From the material below, list every line containing "this".

● **Source records**:
• • • •
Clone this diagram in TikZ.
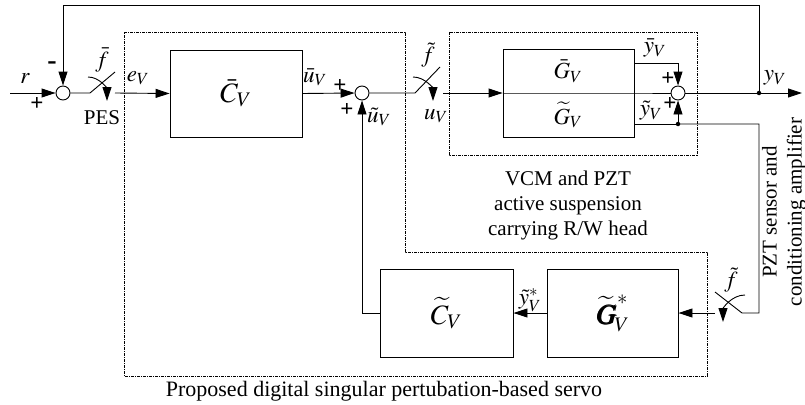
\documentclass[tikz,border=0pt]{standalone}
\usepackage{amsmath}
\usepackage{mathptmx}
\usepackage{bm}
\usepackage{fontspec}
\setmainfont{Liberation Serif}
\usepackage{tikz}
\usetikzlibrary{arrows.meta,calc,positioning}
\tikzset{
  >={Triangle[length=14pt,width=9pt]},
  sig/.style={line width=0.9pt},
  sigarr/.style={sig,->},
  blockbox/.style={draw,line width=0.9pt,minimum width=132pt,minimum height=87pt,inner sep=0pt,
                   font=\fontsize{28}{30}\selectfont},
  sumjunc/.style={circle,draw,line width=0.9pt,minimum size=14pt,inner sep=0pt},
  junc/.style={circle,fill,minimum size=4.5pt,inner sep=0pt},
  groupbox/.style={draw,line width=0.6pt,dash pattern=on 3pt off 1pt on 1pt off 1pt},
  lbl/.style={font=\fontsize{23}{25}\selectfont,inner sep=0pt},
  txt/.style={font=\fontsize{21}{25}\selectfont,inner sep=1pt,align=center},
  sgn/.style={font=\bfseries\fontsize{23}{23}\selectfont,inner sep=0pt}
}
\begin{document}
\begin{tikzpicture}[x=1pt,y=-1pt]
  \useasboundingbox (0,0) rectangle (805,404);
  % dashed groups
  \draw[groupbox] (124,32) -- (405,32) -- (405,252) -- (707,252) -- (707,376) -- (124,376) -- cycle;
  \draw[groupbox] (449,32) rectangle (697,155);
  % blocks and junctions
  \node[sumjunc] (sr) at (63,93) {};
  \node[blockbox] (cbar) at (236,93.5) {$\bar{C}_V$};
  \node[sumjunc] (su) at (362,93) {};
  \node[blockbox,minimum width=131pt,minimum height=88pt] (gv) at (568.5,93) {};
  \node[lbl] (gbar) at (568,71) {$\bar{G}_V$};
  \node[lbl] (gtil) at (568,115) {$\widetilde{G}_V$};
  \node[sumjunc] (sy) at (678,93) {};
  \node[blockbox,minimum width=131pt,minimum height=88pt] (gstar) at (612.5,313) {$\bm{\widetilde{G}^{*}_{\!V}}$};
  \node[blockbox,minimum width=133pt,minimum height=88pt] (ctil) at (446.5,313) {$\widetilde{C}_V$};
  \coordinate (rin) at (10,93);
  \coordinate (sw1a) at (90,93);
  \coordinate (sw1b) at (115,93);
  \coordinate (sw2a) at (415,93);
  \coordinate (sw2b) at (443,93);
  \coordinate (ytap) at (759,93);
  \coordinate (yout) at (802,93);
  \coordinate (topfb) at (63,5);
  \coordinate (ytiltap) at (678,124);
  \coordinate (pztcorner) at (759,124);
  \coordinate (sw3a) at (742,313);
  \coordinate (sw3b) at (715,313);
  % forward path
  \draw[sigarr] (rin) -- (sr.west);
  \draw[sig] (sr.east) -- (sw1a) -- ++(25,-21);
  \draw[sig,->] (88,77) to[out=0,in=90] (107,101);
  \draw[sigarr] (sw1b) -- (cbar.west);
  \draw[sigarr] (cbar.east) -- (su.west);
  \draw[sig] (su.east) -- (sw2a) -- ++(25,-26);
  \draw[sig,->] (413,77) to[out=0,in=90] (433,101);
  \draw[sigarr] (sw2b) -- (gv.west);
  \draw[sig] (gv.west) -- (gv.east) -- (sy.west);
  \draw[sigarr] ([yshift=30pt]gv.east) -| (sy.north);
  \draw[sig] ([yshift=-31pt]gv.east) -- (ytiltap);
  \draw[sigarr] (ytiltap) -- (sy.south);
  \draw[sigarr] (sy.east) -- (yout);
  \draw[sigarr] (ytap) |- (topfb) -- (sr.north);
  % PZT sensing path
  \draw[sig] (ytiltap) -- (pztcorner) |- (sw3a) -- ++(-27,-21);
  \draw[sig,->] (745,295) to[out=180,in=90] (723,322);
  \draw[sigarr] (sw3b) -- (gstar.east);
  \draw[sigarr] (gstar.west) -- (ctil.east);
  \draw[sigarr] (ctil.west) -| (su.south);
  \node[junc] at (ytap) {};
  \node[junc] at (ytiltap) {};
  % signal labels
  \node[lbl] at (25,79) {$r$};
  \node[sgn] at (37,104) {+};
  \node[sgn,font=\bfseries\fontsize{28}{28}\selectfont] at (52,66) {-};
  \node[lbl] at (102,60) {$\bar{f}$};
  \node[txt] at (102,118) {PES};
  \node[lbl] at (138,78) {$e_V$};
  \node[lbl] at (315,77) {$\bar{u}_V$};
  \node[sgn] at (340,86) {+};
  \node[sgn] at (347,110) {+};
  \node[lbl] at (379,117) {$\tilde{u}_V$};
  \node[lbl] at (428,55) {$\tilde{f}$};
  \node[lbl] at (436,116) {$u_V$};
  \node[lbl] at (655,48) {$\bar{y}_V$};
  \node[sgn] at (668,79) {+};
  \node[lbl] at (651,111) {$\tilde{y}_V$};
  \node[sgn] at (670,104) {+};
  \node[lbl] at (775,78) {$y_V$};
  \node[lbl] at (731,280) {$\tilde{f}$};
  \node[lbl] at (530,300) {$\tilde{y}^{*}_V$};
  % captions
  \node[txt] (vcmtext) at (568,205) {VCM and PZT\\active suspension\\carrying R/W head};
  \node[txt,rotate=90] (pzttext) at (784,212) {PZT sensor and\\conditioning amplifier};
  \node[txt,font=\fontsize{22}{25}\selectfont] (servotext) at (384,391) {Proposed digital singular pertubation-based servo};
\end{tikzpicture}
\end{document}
• • • •
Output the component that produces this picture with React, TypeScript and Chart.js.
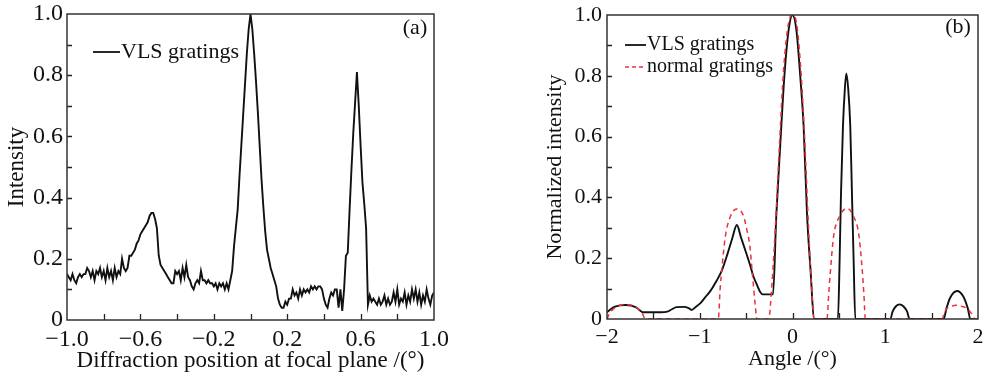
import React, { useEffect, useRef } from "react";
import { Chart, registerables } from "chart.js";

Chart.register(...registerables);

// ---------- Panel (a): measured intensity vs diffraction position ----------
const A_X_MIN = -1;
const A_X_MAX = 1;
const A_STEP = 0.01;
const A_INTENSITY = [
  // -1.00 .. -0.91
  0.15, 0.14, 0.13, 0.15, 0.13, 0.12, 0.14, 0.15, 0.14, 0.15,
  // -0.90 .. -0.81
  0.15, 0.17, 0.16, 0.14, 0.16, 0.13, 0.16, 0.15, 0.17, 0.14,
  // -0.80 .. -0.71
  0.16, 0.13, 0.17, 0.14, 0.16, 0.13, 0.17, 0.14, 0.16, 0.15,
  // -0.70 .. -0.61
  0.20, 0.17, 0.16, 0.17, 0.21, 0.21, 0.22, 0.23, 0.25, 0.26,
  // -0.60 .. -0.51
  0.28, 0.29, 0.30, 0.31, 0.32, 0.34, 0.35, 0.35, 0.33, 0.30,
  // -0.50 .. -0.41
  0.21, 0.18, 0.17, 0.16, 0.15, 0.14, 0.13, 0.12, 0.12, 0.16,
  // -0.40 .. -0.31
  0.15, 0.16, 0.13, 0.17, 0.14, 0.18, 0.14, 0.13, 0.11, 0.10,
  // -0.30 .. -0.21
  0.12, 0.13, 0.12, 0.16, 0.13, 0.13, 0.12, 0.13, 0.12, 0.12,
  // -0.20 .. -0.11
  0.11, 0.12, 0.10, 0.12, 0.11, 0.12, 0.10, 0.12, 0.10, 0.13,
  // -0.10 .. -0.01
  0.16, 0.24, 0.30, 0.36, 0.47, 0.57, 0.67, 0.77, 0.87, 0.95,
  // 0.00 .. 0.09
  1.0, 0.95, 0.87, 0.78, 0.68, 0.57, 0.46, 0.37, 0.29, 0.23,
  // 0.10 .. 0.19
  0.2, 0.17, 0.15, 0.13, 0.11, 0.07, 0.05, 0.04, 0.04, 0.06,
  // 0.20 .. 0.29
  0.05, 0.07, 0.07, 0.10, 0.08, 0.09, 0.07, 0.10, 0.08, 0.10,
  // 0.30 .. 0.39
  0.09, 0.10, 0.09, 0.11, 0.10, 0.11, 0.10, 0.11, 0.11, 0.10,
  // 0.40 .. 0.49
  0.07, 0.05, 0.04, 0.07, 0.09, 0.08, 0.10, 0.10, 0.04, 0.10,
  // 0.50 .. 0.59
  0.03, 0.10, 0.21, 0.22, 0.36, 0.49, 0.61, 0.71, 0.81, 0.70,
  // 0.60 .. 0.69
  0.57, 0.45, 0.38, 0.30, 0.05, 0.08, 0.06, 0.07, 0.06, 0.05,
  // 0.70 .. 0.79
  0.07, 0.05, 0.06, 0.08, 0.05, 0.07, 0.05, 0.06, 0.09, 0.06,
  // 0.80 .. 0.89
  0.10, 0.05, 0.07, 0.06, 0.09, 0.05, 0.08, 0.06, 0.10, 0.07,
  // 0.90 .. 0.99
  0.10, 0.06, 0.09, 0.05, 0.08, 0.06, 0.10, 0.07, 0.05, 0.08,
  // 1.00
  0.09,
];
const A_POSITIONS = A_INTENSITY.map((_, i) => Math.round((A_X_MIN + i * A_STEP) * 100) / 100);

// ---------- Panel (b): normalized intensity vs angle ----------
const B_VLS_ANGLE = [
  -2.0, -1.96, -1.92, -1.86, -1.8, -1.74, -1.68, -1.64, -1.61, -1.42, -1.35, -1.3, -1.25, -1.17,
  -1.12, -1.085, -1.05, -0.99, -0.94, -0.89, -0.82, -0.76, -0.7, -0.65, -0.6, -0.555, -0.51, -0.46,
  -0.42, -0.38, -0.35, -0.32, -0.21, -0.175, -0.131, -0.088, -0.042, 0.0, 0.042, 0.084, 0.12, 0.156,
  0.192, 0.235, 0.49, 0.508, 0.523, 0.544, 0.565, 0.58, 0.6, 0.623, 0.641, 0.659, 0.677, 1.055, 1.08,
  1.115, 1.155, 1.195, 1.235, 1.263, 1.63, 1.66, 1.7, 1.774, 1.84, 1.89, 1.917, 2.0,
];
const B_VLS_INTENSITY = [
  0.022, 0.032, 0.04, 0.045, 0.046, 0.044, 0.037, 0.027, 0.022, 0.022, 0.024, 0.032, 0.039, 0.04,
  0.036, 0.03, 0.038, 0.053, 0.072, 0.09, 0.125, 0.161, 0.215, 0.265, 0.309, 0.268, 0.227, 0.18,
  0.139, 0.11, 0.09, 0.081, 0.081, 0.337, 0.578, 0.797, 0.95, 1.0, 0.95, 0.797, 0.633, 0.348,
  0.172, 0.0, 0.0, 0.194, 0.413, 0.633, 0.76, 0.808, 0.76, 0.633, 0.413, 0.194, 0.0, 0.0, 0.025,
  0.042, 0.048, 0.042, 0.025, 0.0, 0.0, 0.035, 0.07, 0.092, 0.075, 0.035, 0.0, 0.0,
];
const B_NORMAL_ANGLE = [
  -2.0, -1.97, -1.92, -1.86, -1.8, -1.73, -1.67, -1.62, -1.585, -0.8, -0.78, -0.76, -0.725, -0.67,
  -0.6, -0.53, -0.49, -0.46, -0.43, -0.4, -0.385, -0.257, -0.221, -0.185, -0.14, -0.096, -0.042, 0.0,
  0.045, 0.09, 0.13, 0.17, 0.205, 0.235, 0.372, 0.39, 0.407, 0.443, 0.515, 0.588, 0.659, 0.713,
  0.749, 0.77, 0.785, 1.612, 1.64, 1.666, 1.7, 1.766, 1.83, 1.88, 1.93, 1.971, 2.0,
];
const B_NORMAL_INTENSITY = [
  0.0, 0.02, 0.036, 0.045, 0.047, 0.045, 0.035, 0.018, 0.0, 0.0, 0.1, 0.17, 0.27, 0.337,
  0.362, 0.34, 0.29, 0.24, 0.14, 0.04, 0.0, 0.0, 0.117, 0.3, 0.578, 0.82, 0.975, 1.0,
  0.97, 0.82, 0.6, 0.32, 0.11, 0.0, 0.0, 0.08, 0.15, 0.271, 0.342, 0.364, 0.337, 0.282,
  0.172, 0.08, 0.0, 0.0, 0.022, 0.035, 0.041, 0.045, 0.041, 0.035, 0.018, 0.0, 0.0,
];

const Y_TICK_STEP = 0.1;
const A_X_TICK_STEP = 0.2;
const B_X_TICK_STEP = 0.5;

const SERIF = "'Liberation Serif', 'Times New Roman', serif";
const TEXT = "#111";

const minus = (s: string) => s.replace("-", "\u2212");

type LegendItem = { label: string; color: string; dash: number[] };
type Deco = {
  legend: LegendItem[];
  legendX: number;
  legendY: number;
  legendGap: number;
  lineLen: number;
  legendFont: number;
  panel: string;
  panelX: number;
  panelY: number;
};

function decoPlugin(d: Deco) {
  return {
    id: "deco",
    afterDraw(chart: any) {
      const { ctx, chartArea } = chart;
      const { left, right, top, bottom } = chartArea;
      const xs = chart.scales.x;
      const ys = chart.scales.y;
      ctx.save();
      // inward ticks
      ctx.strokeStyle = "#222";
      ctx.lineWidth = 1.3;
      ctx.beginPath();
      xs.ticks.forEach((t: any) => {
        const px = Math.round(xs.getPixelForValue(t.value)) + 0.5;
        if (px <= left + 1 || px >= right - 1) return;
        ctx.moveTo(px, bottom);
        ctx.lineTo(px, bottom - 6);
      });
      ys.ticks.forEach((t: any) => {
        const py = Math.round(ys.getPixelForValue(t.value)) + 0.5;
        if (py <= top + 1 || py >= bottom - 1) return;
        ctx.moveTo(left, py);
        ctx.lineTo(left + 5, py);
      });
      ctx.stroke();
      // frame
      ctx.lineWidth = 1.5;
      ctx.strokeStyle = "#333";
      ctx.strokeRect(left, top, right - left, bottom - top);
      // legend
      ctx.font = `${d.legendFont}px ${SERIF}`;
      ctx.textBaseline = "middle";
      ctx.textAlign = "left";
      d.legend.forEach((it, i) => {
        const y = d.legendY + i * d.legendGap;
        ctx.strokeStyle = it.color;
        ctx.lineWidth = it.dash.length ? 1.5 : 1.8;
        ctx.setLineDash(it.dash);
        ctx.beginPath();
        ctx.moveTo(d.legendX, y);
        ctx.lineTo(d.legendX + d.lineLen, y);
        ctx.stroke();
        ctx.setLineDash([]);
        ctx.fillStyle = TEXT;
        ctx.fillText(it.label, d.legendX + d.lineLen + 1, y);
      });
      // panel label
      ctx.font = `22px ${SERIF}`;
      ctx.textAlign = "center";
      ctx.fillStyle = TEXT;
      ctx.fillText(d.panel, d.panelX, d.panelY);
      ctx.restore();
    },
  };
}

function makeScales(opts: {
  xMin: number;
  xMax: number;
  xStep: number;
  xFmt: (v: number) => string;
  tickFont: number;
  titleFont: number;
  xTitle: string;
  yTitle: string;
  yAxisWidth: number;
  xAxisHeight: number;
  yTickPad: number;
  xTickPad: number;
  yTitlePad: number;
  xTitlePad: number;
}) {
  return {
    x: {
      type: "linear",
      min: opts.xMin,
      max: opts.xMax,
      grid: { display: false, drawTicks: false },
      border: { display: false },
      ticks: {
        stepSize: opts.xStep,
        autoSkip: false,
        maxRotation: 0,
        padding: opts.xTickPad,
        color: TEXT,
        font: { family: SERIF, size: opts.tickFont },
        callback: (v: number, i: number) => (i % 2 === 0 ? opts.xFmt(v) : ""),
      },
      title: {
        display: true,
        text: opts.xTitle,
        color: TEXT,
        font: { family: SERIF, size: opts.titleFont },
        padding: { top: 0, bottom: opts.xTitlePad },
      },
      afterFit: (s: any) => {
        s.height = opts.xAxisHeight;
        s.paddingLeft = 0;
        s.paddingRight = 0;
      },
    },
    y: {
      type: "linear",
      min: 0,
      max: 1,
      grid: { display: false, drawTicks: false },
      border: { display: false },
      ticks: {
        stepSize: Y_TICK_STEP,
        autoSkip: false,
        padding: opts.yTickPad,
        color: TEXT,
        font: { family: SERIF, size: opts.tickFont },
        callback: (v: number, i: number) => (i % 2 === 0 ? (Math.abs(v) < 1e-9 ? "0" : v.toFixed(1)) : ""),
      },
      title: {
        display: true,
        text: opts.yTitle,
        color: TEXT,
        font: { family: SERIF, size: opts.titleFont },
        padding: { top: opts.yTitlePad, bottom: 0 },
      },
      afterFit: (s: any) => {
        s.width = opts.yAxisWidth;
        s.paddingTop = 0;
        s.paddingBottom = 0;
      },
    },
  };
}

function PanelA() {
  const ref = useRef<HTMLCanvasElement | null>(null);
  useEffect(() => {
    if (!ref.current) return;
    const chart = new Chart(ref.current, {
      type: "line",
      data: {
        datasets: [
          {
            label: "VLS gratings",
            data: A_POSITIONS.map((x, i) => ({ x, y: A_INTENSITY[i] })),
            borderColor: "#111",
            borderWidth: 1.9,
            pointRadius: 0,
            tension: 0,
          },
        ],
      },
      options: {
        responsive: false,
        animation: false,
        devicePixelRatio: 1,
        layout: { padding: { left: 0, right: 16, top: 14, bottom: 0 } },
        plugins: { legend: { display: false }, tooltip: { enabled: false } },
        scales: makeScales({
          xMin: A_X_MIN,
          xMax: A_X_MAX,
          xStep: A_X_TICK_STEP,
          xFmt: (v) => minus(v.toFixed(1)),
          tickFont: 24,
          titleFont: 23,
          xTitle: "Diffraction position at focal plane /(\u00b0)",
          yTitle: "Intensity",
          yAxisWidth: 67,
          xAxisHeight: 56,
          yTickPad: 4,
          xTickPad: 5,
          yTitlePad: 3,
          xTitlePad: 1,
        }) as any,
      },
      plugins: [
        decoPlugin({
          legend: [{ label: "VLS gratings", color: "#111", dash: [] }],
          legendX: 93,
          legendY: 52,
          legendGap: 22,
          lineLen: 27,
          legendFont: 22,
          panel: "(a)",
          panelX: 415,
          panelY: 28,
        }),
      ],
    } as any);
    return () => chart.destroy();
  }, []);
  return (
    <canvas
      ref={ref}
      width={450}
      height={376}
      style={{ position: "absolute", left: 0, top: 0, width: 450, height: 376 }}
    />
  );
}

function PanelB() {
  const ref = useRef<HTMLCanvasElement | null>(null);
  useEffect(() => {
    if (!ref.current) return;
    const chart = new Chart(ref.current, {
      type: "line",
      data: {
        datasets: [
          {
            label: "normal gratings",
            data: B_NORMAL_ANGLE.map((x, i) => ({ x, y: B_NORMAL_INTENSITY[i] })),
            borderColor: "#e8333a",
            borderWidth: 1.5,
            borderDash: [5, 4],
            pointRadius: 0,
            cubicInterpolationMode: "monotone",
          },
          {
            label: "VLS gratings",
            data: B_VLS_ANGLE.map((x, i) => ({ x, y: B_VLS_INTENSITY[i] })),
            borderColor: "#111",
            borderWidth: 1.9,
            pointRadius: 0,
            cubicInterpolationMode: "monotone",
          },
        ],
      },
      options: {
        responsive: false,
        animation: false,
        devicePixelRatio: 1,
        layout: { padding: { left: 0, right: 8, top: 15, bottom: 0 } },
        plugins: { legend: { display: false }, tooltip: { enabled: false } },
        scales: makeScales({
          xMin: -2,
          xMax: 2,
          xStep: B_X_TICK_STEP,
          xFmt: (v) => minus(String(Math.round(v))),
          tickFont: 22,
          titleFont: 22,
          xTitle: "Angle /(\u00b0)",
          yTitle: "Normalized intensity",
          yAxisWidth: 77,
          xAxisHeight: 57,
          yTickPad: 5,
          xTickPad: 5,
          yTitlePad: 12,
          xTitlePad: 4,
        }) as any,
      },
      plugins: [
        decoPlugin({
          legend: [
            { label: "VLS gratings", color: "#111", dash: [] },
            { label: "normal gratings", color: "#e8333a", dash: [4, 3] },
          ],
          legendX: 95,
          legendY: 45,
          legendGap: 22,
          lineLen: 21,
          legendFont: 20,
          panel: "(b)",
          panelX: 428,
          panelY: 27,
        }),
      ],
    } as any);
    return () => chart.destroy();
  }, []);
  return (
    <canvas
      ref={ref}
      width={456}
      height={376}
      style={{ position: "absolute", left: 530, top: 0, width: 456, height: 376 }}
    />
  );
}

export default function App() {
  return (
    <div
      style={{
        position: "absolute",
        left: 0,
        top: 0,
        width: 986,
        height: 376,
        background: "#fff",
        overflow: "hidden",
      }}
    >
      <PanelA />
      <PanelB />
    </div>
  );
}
• • • •
● **The output**:
Clone this diagram in TikZ.
Output the component that produces this picture with React, TypeScript and Chart.js.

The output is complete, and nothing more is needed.